09/20/2012 10:40 am ET Updated Dec 06, 2017

52 Reasons to Vote for Obama: #26, Repeal of "Don't Ask, Don't Tell"

Whether you're PRObama, NObama, or still undecided, 52 Reasons to Vote for Obama gives you all the information you need to share with friends, debate with relatives and decide for yourself as we head toward one of the most important elections of our lifetime. I'll post a new reason in random order every Monday through Friday from now 'til the election.

No longer will our nation be denied the service of thousands of patriotic Americans forced to leave the military, despite years of exemplary performance, because they happen to be gay. And no longer will many thousands more be asked to live a lie in order to serve the country they love. --President Barack Obama, December 18, 2010

In February 2008, then-Senator Barack Obama released an open letter to the LGBT community in which he called for the repeal of Don't Ask, Don't Tell, the policy that prohibited openly gay, lesbian or bisexual persons from military service. He reiterated that promise during the 2010 State of the Union address, saying he would "work with Congress and our military to finally repeal the law that denies gay Americans the right to serve the country they love because of who they are."

2012-09-20-DADT.jpgOur country is safer, our military force is stronger, and our national character is strengthened as a result of the end of DADT.

Our government will no longer waste hundreds of millions of taxpayer dollars enforcing an unnecessary, ineffective and unpopular policy that undermined our military readiness and our national security by asking gay service members to live a lie. The repeal of DADT will enhance military readiness and strengthen national security while upholding America's ideals, namely the belief that all men and women are created equal. For decades, gay men and women have risked their lives in silence to serve our country, and now they can do so openly, honestly and with the dignity, integrity and respect the uniform deserves.

The costs of DADT:
  • Between 1993 and 2011, 14,356 qualified service members were discharged because of their sexuality -- the equivalent of an entire division of fighters.
  • Of those men and women discharged, 2,215 filled critical roles in the service branches, including voice interceptors, data-processing technicians, translators and special security forces.
  • More than $600 million was spent to discharge and replace these service members, at a cost of $52,800 each.
  • Annually, 4,000 gay men and women refused to reenlist due to the DADT policy.

For years, conservative opponents warned that open service would lead to a mass exodus of troops opposed to repeal of DADT, and that it would also push away potential recruits opposed to open service. There have never been any reputable or peer-reviewed studies that have shown that allowing service by openly gay personnel compromises military cohesion or effectiveness.

Indeed, the facts plainly tell the story. Reports from the Pentagon clearly demonstrate that each branch of the military exceeded its recruitment goals for fiscal year 2011 -- most of which took place after repeal became law. All branches also met their fiscal 2011 retention goals, except for the air force, which retained 96 percent of its members.

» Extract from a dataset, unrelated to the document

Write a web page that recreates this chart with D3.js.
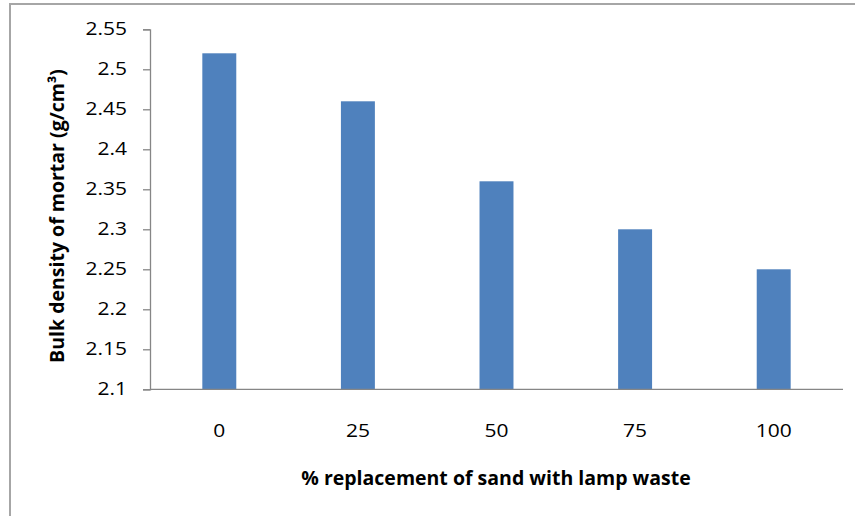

The Defense Department's numbers, as well as opinion polls of troops conducted by the military and outside sources, prove that allowing gay men and women to serve openly never posed a threat to recruitment or retention. Open service actually improves our military's ability to recruit troops by expanding the pool of potential candidates to include the many thousands of gay Americans willing to serve their country. It also improves our military's readiness by not forcing otherwise qualified troops out of service simply because of who they are.

America was at war for nearly half the time DADT was in effect. The policy actually threatened unit cohesion by requiring certain service members to intentionally mislead their fellow troops and officers, undermining core military values of honesty and integrity and potentially distracting troops from successfully completing the mission at hand. Moreover, thousands of personnel with mission-critical skills, including Arab linguists and combat engineers, were abruptly and unfairly forced out of the military, just when their service was needed most.

With the repeal of DADT, military policy is now properly aligned with military values. And America's policy is consistent with that of many of our closest allies, including the United Kingdom, France, Germany and Israel.

As if we need any further proof that ending DADT was the right thing to do, here are some of the countries that still ban gays from serving in the military: Cuba, China, Egypt, Iran, North Korea, Saudi Arabia, Somalia, Sudan, Syria, Uganda, Venezuela, and Yemen. Nice group to be associated with... not!